> _Given information_
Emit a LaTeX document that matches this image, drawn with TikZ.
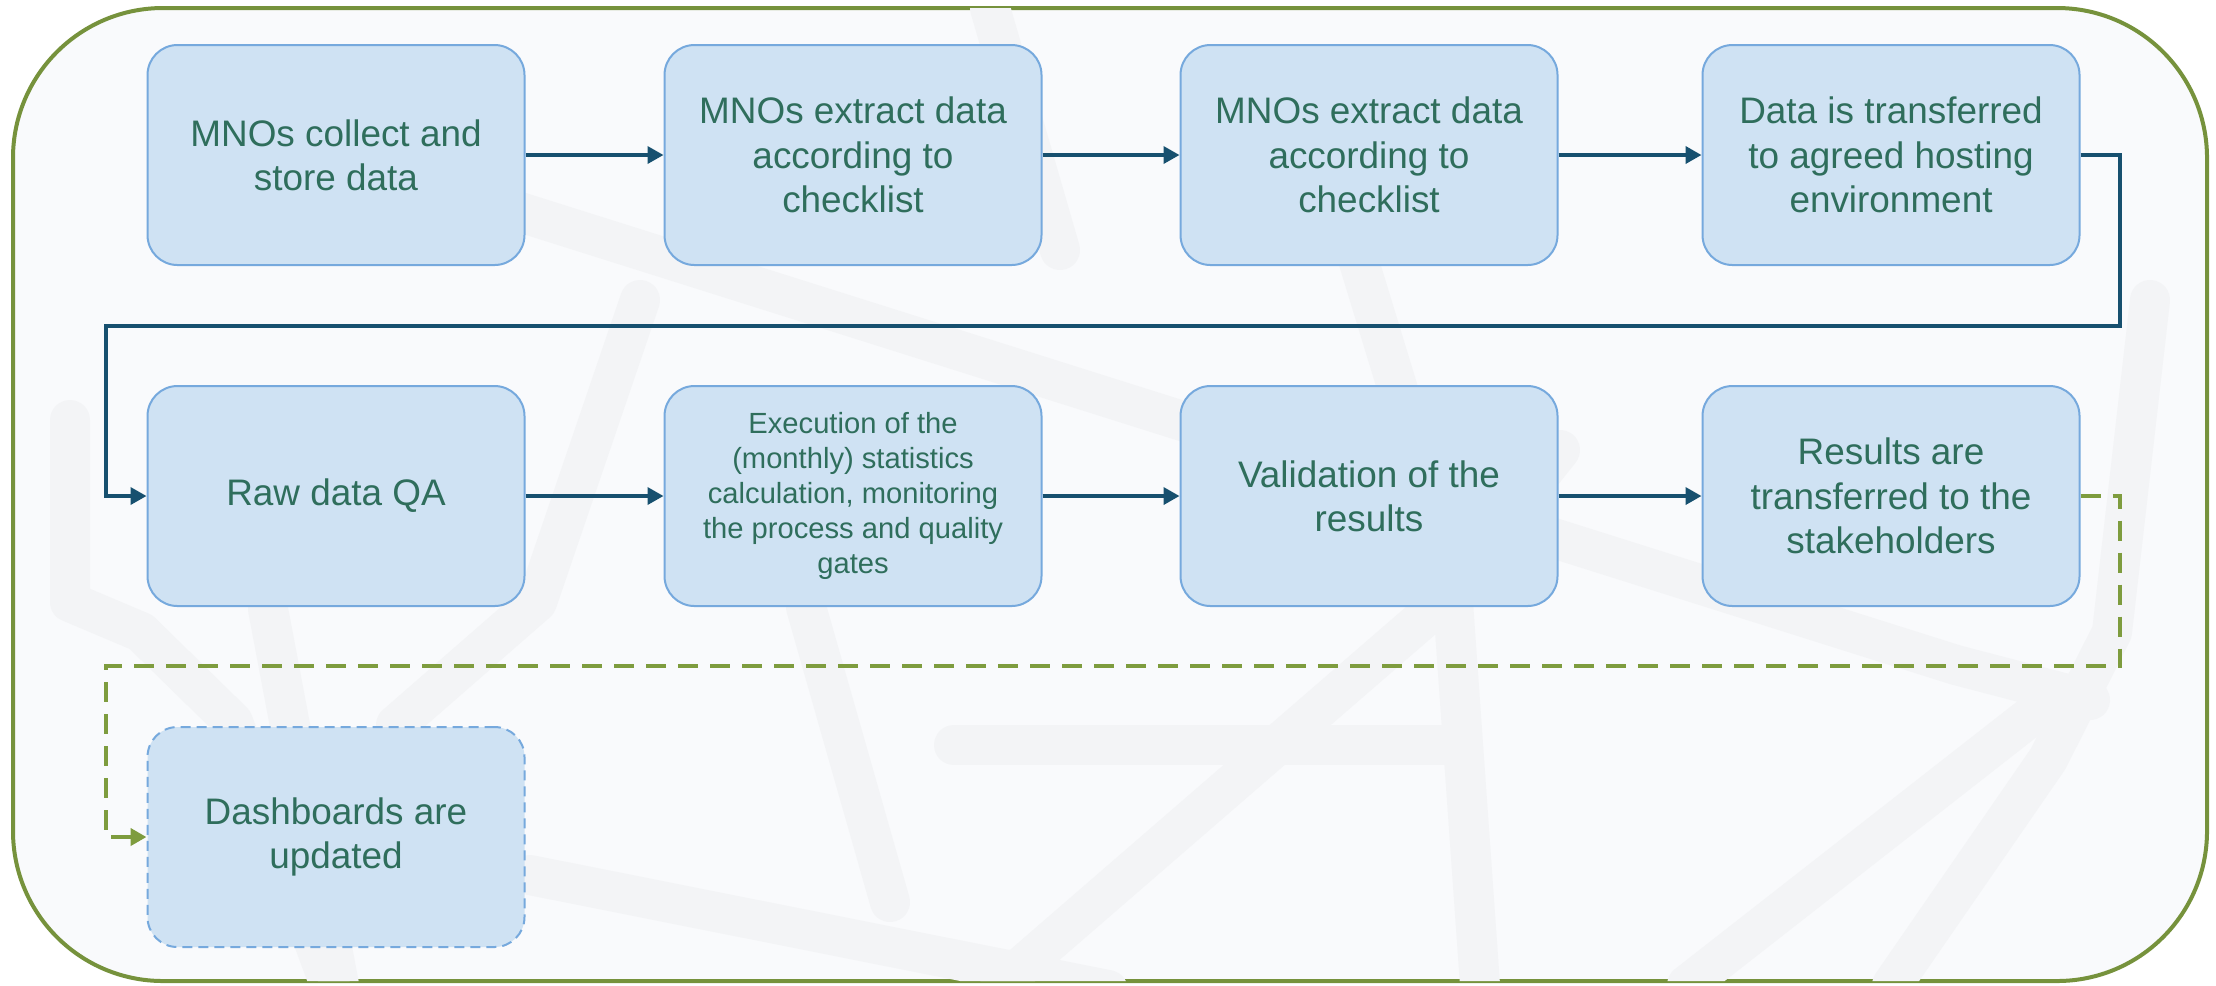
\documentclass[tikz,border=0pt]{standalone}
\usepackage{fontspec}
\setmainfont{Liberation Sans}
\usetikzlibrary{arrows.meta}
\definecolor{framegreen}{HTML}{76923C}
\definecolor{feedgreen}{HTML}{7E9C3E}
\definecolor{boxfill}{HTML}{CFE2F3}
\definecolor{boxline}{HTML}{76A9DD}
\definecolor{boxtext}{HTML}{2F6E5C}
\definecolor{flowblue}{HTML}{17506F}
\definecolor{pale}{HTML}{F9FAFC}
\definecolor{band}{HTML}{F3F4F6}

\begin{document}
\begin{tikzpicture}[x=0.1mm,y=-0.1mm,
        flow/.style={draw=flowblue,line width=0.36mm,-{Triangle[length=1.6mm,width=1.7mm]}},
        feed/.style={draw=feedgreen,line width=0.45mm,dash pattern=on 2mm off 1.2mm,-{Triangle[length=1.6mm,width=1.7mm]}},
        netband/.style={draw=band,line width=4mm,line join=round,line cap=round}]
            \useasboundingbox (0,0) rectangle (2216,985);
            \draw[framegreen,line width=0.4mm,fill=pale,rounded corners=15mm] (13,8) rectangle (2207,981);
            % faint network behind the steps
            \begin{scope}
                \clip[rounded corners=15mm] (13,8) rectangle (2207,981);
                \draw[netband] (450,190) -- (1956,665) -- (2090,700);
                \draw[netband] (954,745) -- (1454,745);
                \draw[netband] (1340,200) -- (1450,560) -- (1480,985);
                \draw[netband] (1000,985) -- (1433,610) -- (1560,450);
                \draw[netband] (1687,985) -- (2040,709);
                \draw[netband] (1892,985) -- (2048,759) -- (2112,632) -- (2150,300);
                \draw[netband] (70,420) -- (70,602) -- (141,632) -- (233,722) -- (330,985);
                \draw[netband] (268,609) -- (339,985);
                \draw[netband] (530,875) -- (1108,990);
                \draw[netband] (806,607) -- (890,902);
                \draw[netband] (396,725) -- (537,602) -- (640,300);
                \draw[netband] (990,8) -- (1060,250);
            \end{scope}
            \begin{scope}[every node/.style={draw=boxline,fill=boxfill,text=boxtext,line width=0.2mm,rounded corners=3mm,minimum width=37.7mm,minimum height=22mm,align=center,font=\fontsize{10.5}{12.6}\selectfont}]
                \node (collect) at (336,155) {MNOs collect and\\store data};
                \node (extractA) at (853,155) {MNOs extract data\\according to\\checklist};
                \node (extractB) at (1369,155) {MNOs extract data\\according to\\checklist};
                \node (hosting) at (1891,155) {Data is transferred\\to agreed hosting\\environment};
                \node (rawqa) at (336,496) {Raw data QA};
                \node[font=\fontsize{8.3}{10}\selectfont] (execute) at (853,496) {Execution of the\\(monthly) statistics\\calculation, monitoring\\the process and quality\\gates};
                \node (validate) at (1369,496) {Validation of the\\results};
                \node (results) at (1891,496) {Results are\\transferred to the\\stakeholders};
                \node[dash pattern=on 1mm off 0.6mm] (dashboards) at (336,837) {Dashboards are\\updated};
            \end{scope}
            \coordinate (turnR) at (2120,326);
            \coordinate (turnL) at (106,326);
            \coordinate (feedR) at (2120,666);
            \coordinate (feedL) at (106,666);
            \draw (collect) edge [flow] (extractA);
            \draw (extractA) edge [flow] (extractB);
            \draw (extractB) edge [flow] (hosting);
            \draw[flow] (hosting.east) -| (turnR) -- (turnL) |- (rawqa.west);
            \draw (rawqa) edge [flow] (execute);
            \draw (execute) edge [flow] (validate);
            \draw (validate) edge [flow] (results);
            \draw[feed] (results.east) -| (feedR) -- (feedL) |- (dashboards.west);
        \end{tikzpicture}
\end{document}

> _Required work_
Return each line exactly as written. Any picture gets left out.

> _Reply to the exercise_
Emit a LaTeX document that matches this image, drawn with TikZ.
\documentclass[tikz,border=0pt]{standalone}
\usepackage{fontspec}
\setmainfont{Liberation Sans}
\usetikzlibrary{arrows.meta}
\definecolor{framegreen}{HTML}{76923C}
\definecolor{feedgreen}{HTML}{7E9C3E}
\definecolor{boxfill}{HTML}{CFE2F3}
\definecolor{boxline}{HTML}{76A9DD}
\definecolor{boxtext}{HTML}{2F6E5C}
\definecolor{flowblue}{HTML}{17506F}
\definecolor{pale}{HTML}{F9FAFC}
\definecolor{band}{HTML}{F3F4F6}

\begin{document}
\begin{tikzpicture}[x=0.1mm,y=-0.1mm,
        flow/.style={draw=flowblue,line width=0.36mm,-{Triangle[length=1.6mm,width=1.7mm]}},
        feed/.style={draw=feedgreen,line width=0.45mm,dash pattern=on 2mm off 1.2mm,-{Triangle[length=1.6mm,width=1.7mm]}},
        netband/.style={draw=band,line width=4mm,line join=round,line cap=round}]
            \useasboundingbox (0,0) rectangle (2216,985);
            \draw[framegreen,line width=0.4mm,fill=pale,rounded corners=15mm] (13,8) rectangle (2207,981);
            % faint network behind the steps
            \begin{scope}
                \clip[rounded corners=15mm] (13,8) rectangle (2207,981);
                \draw[netband] (450,190) -- (1956,665) -- (2090,700);
                \draw[netband] (954,745) -- (1454,745);
                \draw[netband] (1340,200) -- (1450,560) -- (1480,985);
                \draw[netband] (1000,985) -- (1433,610) -- (1560,450);
                \draw[netband] (1687,985) -- (2040,709);
                \draw[netband] (1892,985) -- (2048,759) -- (2112,632) -- (2150,300);
                \draw[netband] (70,420) -- (70,602) -- (141,632) -- (233,722) -- (330,985);
                \draw[netband] (268,609) -- (339,985);
                \draw[netband] (530,875) -- (1108,990);
                \draw[netband] (806,607) -- (890,902);
                \draw[netband] (396,725) -- (537,602) -- (640,300);
                \draw[netband] (990,8) -- (1060,250);
            \end{scope}
            \begin{scope}[every node/.style={draw=boxline,fill=boxfill,text=boxtext,line width=0.2mm,rounded corners=3mm,minimum width=37.7mm,minimum height=22mm,align=center,font=\fontsize{10.5}{12.6}\selectfont}]
                \node (collect) at (336,155) {MNOs collect and\\store data};
                \node (extractA) at (853,155) {MNOs extract data\\according to\\checklist};
                \node (extractB) at (1369,155) {MNOs extract data\\according to\\checklist};
                \node (hosting) at (1891,155) {Data is transferred\\to agreed hosting\\environment};
                \node (rawqa) at (336,496) {Raw data QA};
                \node[font=\fontsize{8.3}{10}\selectfont] (execute) at (853,496) {Execution of the\\(monthly) statistics\\calculation, monitoring\\the process and quality\\gates};
                \node (validate) at (1369,496) {Validation of the\\results};
                \node (results) at (1891,496) {Results are\\transferred to the\\stakeholders};
                \node[dash pattern=on 1mm off 0.6mm] (dashboards) at (336,837) {Dashboards are\\updated};
            \end{scope}
            \coordinate (turnR) at (2120,326);
            \coordinate (turnL) at (106,326);
            \coordinate (feedR) at (2120,666);
            \coordinate (feedL) at (106,666);
            \draw (collect) edge [flow] (extractA);
            \draw (extractA) edge [flow] (extractB);
            \draw (extractB) edge [flow] (hosting);
            \draw[flow] (hosting.east) -| (turnR) -- (turnL) |- (rawqa.west);
            \draw (rawqa) edge [flow] (execute);
            \draw (execute) edge [flow] (validate);
            \draw (validate) edge [flow] (results);
            \draw[feed] (results.east) -| (feedR) -- (feedL) |- (dashboards.west);
        \end{tikzpicture}
\end{document}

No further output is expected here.